Dr. Shore states that we should take the steps to “promote the child’s self-esteem, avoid overreacting to their words, choose our battles carefully, help them develop good decision-making skills, and to get to know their friends.” As adults, we are more selfaware of peer pressure’s semblance, even if we still give into them. It’s our responsibility to address peer pressure to those who are in the fragile years of their life. We can steer them in the right direction, teaching them
from our own experiences, mistakes, and successes.
Dr. Shore goes on to say that “your child might tell you things that make your jaw drop.
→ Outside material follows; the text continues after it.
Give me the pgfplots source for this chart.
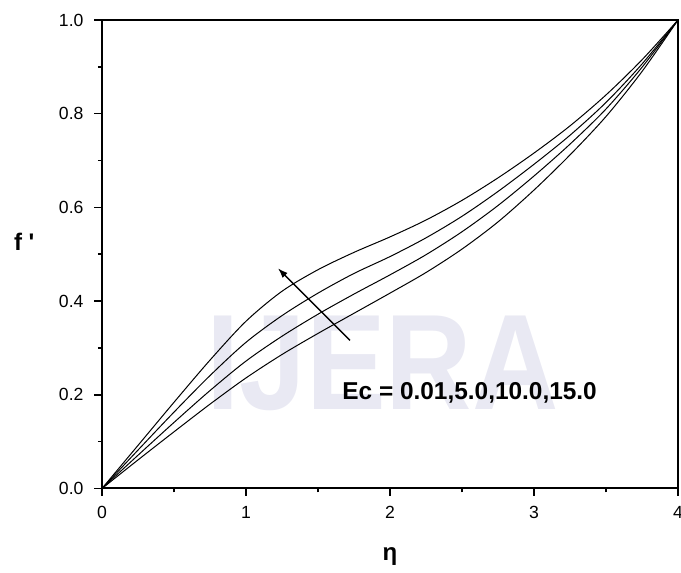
\documentclass[border=0pt]{standalone}
\usepackage{fontspec}
\setmainfont{Liberation Sans}
\usepackage{pgfplots}
\pgfplotsset{compat=1.18}
\usetikzlibrary{arrows.meta,calc}

% velocity profiles f'(eta) for four Eckert numbers (bottom to top)
\pgfplotstableread{
x     y
0.00  0.000
0.25  0.061
0.50  0.121
0.75  0.180
1.00  0.236
1.25  0.286
1.50  0.331
1.75  0.374
2.00  0.417
2.25  0.461
2.50  0.511
2.75  0.569
3.00  0.637
3.25  0.712
3.50  0.794
3.75  0.890
4.00  1.000
}\ecA
\pgfplotstableread{
x     y
0.00  0.000
0.25  0.071
0.50  0.141
0.75  0.209
1.00  0.272
1.25  0.325
1.50  0.372
1.75  0.415
2.00  0.456
2.25  0.499
2.50  0.548
2.75  0.604
3.00  0.667
3.25  0.735
3.50  0.810
3.75  0.899
4.00  1.000
}\ecB
\pgfplotstableread{
x     y
0.00  0.000
0.25  0.082
0.50  0.163
0.75  0.241
1.00  0.312
1.25  0.369
1.50  0.417
1.75  0.459
2.00  0.495
2.25  0.535
2.50  0.581
2.75  0.634
3.00  0.692
3.25  0.754
3.50  0.824
3.75  0.906
4.00  1.000
}\ecC
\pgfplotstableread{
x     y
0.00  0.000
0.25  0.092
0.50  0.184
0.75  0.274
1.00  0.357
1.25  0.421
1.50  0.467
1.75  0.504
2.00  0.537
2.25  0.573
2.50  0.615
2.75  0.663
3.00  0.716
3.25  0.774
3.50  0.840
3.75  0.915
4.00  1.000
}\ecD

\definecolor{wmark}{RGB}{233,233,243}

\begin{document}
\begin{tikzpicture}
\begin{axis}[
  name=ax, at={(0,0)}, anchor=south west,
  scale only axis, width=288pt, height=234.25pt,
  xmin=0, xmax=4, ymin=0, ymax=1,
  xtick={0,1,2,3,4}, minor x tick num=1,
  ytick={0,0.2,0.4,0.6,0.8,1.0}, minor y tick num=1,
  tick align=outside, tick pos=left,
  major tick length=3.75pt, minor tick length=2pt,
  axis line style={line width=1pt},
  every tick/.style={black, line width=0.8pt},
  /pgf/number format/assume math mode=true,
  ticklabel style={font=\fontsize{8.8}{10}\selectfont},
  xticklabel style={anchor=center, yshift=-8pt},
  yticklabel style={anchor=east, xshift=-2pt,
    /pgf/number format/fixed, /pgf/number format/fixed zerofill,
    /pgf/number format/precision=1},
  clip=false,
]
% faint journal watermark behind the curves
\node[anchor=base west, inner sep=0, text=wmark, xscale=0.88,
      font=\bfseries\fontsize{68}{70}\selectfont]
  at (axis cs:0.722,0.168) {IJERA};

\addplot[black, line width=0.5pt, smooth] table {\ecA};
\addplot[black, line width=0.5pt, smooth] table {\ecB};
\addplot[black, line width=0.5pt, smooth] table {\ecC};
\addplot[black, line width=0.5pt, smooth] table {\ecD};

\draw[line width=0.7pt, -{Latex[length=5pt,width=3.5pt]}]
  (axis cs:1.722,0.316) -- (axis cs:1.222,0.470);

\node[anchor=base west, inner sep=0, font=\bfseries\fontsize{12.2}{14}\selectfont]
  at (axis cs:1.667,0.191) {Ec = 0.01,5.0,10.0,15.0};

\node[font=\bfseries\fontsize{12}{14}\selectfont]
  at (axis description cs:-0.135,0.526) {f \textquotesingle};
\node[font=\bfseries\fontsize{12}{14}\selectfont]
  at (axis description cs:0.5,-0.146) {η};
\end{axis}
\pgfresetboundingbox
\path[use as bounding box] ($(ax.south west)+(-51pt,-42.25pt)$)
  rectangle ($(ax.south west)+(289.5pt,244.25pt)$);
\end{tikzpicture}
\end{document}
If you overreact, you will discourage them from talking with you about those issues again. At the same time, use those teachable moments to introduce some cautions without moralizing or lecturing.”
Being reprimanded for a decision may be a central catalyst for a child to participate in an even more precipitous act. Peer pressure varies from community to community. It isn’t as simple as saying no. There is critical thinking involved, an action, a consequence, and a lesson learned in the best-case scenario. When there isn’t any support from home, it makes us all the more susceptible to the persuasive language, and behavior. These decisions can play a role in our future. Some steps can be taken to avoid coercion. Dr. Kenneth Shore believes that we should “take a stand on high-risk peer behavior. Not sweating the small stuff will enable you to be more effective when you challenge them on the larger issues.” Trust is of the essence.